The Beauty of the Dinner Scene

I have to agree with you and also be a bit critical in the same vein.

No digging into formal technique or the mechanics of how dinner scenes can differ; just the observation that they do, in fact, differ.

It seemed so promising.

You could examine how the table is set, how it's lit, how it's shot. Even just where people are sitting (an obvious visual metaphor for the struggle for position dominance), or when a person is eating alone, like here. How they eat, or drink and their manners or lack thereof. When different people come to, or leave the table, whether they fidget, or play with utensils. How does it display character, or increase tension, or do other things.

There was so much promising material to be mined, yet it seemed ivery superficial, little better than mentioning dinner is a useful background, because we all eat.

The chairs all looked different in most of the scenes with not even a cursory mention, nothing about the cutlery or settings (they must have some pretty professional set designers to make such formal settings), and how formal or informal they are and how suitable that is for different purposes. Heck you could mention diners/sets that are reused in multiple films. What about picnics and drive throughs? How intimidating it can be for someone to eat your burger or drink your milkshake.

For example the scene from Alien was so good partly because it was a mess, in two senses.

There was practically no mention of the fact most of the scenes are family diners, and how that affects the dynamics. No mention of seating during a meal, and how that marginalizes or emphasizes.

It would really have helped if they looked at some dinner or meal scenes and thought about what made good ones work, and what was lacking in those that are eminently forgettable, and maybe tried to distill it, to figure it out and made that the subject of the video.

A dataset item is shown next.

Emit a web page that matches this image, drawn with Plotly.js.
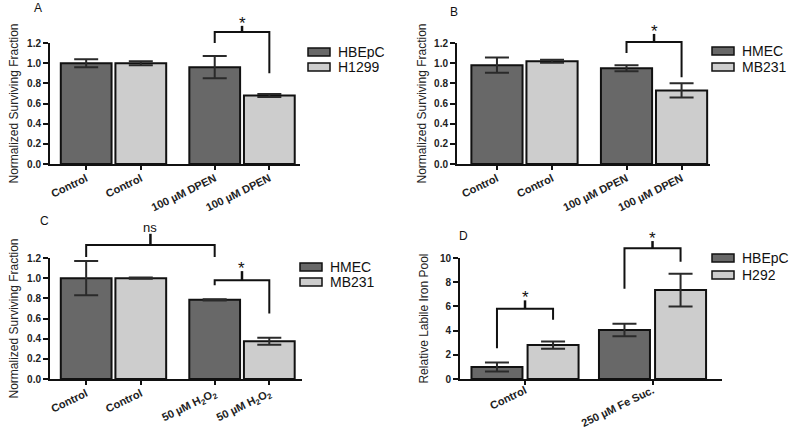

It would have been entertaining to see a horrible dinner/meal scene and contrast it with an excellent one.

Gone for something that not just anyone could say without having seen or thought about it at all. As it was, it was pretty insipid. In rhetoric they call it invention. As it was they got the style arrangement and delivery ok, so it was pretty good for a first attempt. Maybe if they learned to trust their own instincts and spent less time aping Zhaos style they would have been more successful.